Adventurers Who Jeopardise The State of Israel

Begin focuses on the Government’s response to the Scorpions’ Pass massacre. He first shares that it is wrong for Jews to be accustomed to the death of twelve Jews within the Jewish Homeland. Jews sacrificed and fought in hopes to liberate the entire Homeland. Begin blames ‘adventurers’ for the reason why the land is not liberated in its entirety. One of the consequences for this decision is more bloodshed. Begin then shares that unlike these ‘adventurers’, Herut has foreseen consequences. One example is when Moshe Sharett stated that “‘General Naguib’s accession to power in Egypt has created the possibility of peace.'” Another example is when David Ben Gurion said, “‘Our orientation is not to the West and not to the East – but to the United Nations Organisation.'” A third example is when Moshe Dayan made political declarations. The final example Begin shares is Sharett’s statements over Kibiya, which Begin argues invited the Scorpions’ Pass massacre.

A Threat That Became Kal ve-Homer [a minor to major inference]
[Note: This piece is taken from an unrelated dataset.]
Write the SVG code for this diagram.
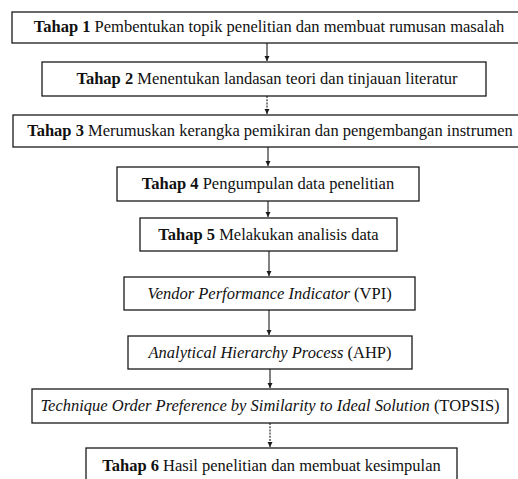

A rebuttal to the argument that violent resistance is futile. It is claimed that because the Yishuv is surrounded by enemies who outnumber it resistance is impossible. Those who oppose resistance seek alternative methods, such as binationalism. But these ideas are themselves doomed to fail, because the hatreds and prejudices the British are fostering among the Arabs make them predisposed not to trust them, and they rightly sense in such proposals weakness. The Etzel is honest about its aims and the limits of what it wants. Only the showing of force can prevent attacks from the Arabs. The Etzel does not consider the Arabs to be its enemies. The Arabs are jealous of the Jews’ standard of living, and that may lead to attacks if the Jewish state is small and weak. But if the Jews are strong and well defended there will be peace with the Arabs.